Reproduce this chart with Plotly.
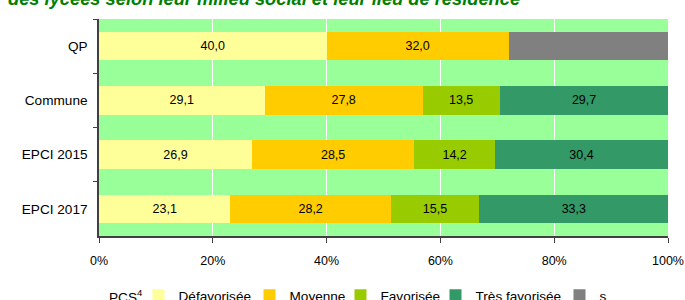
import plotly.graph_objects as go

categories = ["QP", "Commune", "EPCI 2015", "EPCI 2017"]
defavorisee = [40.0, 29.1, 26.9, 23.1]
moyenne = [32.0, 27.8, 28.5, 28.2]
favorisee = [None, 13.5, 14.2, 15.5]
tres_favorisee = [None, 29.7, 30.4, 33.3]
secret = [28.0, None, None, None]
x_ticks = [0, 20, 40, 60, 80, 100]
x_ticklabels = ["0%", "20%", "40%", "60%", "80%", "100%"]

series = [
    ("Défavorisée", defavorisee, "#FFFF99", True, 66),
    ("Moyenne", moyenne, "#FFCC00", True, 46),
    ("Favorisée", favorisee, "#99CC00", True, 50),
    ("Très favorisée", tres_favorisee, "#339966", True, 79),
    ("s", secret, "#808080", False, None),
]

def fmt(v):
    return "" if v is None else f"{v:.1f}".replace(".", ",")

FONT = "Liberation Sans, Arial, sans-serif"

fig = go.Figure()
for name, vals, color, show_text, lw in series:
    kw = {}
    if lw is not None:
        kw["legendwidth"] = lw
    fig.add_trace(go.Bar(
        y=categories, x=vals, name=name, orientation="h",
        marker=dict(color=color, line=dict(width=0)),
        text=[fmt(v) if show_text else "" for v in vals],
        textposition="inside", insidetextanchor="middle",
        textfont=dict(family=FONT, size=12.5, color="#000000"),
        width=0.523,
        **kw,
    ))

fig.update_layout(
    barmode="stack",
    width=685, height=300,
    margin=dict(l=99, r=17, t=19, b=64, autoexpand=False),
    paper_bgcolor="white",
    plot_bgcolor="#99FF99",
    font=dict(family=FONT, size=12.5, color="#000000"),
    showlegend=True,
    legend=dict(
        orientation="h", x=(138.5 - 99) / 569, xanchor="left",
        y=-(295.5 - 236) / 217, yanchor="middle",
        font=dict(size=13.6), itemwidth=30, traceorder="normal",
        bgcolor="rgba(0,0,0,0)", borderwidth=0,
    ),
    annotations=[
        dict(
            text="<b><i>des lycées selon leur milieu social et leur lieu de résidence</i></b>",
            xref="paper", yref="paper", x=(6 - 99) / 569, y=1,
            xanchor="left", yanchor="middle", yshift=20.5, showarrow=False,
            font=dict(family=FONT, size=18.3, color="#008000"),
        ),
        dict(
            text="PCS<sup>4</sup>",
            xref="paper", yref="paper", x=(106.5 - 99) / 569, y=-(295.5 - 236) / 217,
            xanchor="left", yanchor="middle", showarrow=False,
            font=dict(family=FONT, size=13.6, color="#000000"),
        ),
    ],
)
fig.update_xaxes(
    range=[0, 100], tickvals=x_ticks, ticktext=x_ticklabels,
    showgrid=True, gridcolor="white", gridwidth=1,
    showline=True, linecolor="#404040", linewidth=1.5,
    ticks="outside", ticklen=5, tickcolor="#404040", zeroline=False,
    tickfont=dict(size=12.5), ticklabelstandoff=7, automargin=False,
)
fig.update_yaxes(
    autorange="reversed", tickson="boundaries", ticks="outside", ticklen=4,
    tickcolor="#404040", showline=True, linecolor="#404040", linewidth=1.5,
    showgrid=False, tickfont=dict(size=13.6), ticklabelstandoff=7, automargin=False,
)

fig.write_html(
    "out.html",
    config={"displayModeBar": False},
    post_script="document.body.style.margin='0';document.body.style.overflow='hidden';",
)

# # # # #

TASK>
Quote the material in full and exactly; do not carry over its pictures.

CORRECT OUTPUT>
Reproduce this chart with Plotly.
import plotly.graph_objects as go

categories = ["QP", "Commune", "EPCI 2015", "EPCI 2017"]
defavorisee = [40.0, 29.1, 26.9, 23.1]
moyenne = [32.0, 27.8, 28.5, 28.2]
favorisee = [None, 13.5, 14.2, 15.5]
tres_favorisee = [None, 29.7, 30.4, 33.3]
secret = [28.0, None, None, None]
x_ticks = [0, 20, 40, 60, 80, 100]
x_ticklabels = ["0%", "20%", "40%", "60%", "80%", "100%"]

series = [
    ("Défavorisée", defavorisee, "#FFFF99", True, 66),
    ("Moyenne", moyenne, "#FFCC00", True, 46),
    ("Favorisée", favorisee, "#99CC00", True, 50),
    ("Très favorisée", tres_favorisee, "#339966", True, 79),
    ("s", secret, "#808080", False, None),
]

def fmt(v):
    return "" if v is None else f"{v:.1f}".replace(".", ",")

FONT = "Liberation Sans, Arial, sans-serif"

fig = go.Figure()
for name, vals, color, show_text, lw in series:
    kw = {}
    if lw is not None:
        kw["legendwidth"] = lw
    fig.add_trace(go.Bar(
        y=categories, x=vals, name=name, orientation="h",
        marker=dict(color=color, line=dict(width=0)),
        text=[fmt(v) if show_text else "" for v in vals],
        textposition="inside", insidetextanchor="middle",
        textfont=dict(family=FONT, size=12.5, color="#000000"),
        width=0.523,
        **kw,
    ))

fig.update_layout(
    barmode="stack",
    width=685, height=300,
    margin=dict(l=99, r=17, t=19, b=64, autoexpand=False),
    paper_bgcolor="white",
    plot_bgcolor="#99FF99",
    font=dict(family=FONT, size=12.5, color="#000000"),
    showlegend=True,
    legend=dict(
        orientation="h", x=(138.5 - 99) / 569, xanchor="left",
        y=-(295.5 - 236) / 217, yanchor="middle",
        font=dict(size=13.6), itemwidth=30, traceorder="normal",
        bgcolor="rgba(0,0,0,0)", borderwidth=0,
    ),
    annotations=[
        dict(
            text="<b><i>des lycées selon leur milieu social et leur lieu de résidence</i></b>",
            xref="paper", yref="paper", x=(6 - 99) / 569, y=1,
            xanchor="left", yanchor="middle", yshift=20.5, showarrow=False,
            font=dict(family=FONT, size=18.3, color="#008000"),
        ),
        dict(
            text="PCS<sup>4</sup>",
            xref="paper", yref="paper", x=(106.5 - 99) / 569, y=-(295.5 - 236) / 217,
            xanchor="left", yanchor="middle", showarrow=False,
            font=dict(family=FONT, size=13.6, color="#000000"),
        ),
    ],
)
fig.update_xaxes(
    range=[0, 100], tickvals=x_ticks, ticktext=x_ticklabels,
    showgrid=True, gridcolor="white", gridwidth=1,
    showline=True, linecolor="#404040", linewidth=1.5,
    ticks="outside", ticklen=5, tickcolor="#404040", zeroline=False,
    tickfont=dict(size=12.5), ticklabelstandoff=7, automargin=False,
)
fig.update_yaxes(
    autorange="reversed", tickson="boundaries", ticks="outside", ticklen=4,
    tickcolor="#404040", showline=True, linecolor="#404040", linewidth=1.5,
    showgrid=False, tickfont=dict(size=13.6), ticklabelstandoff=7, automargin=False,
)

fig.write_html(
    "out.html",
    config={"displayModeBar": False},
    post_script="document.body.style.margin='0';document.body.style.overflow='hidden';",
)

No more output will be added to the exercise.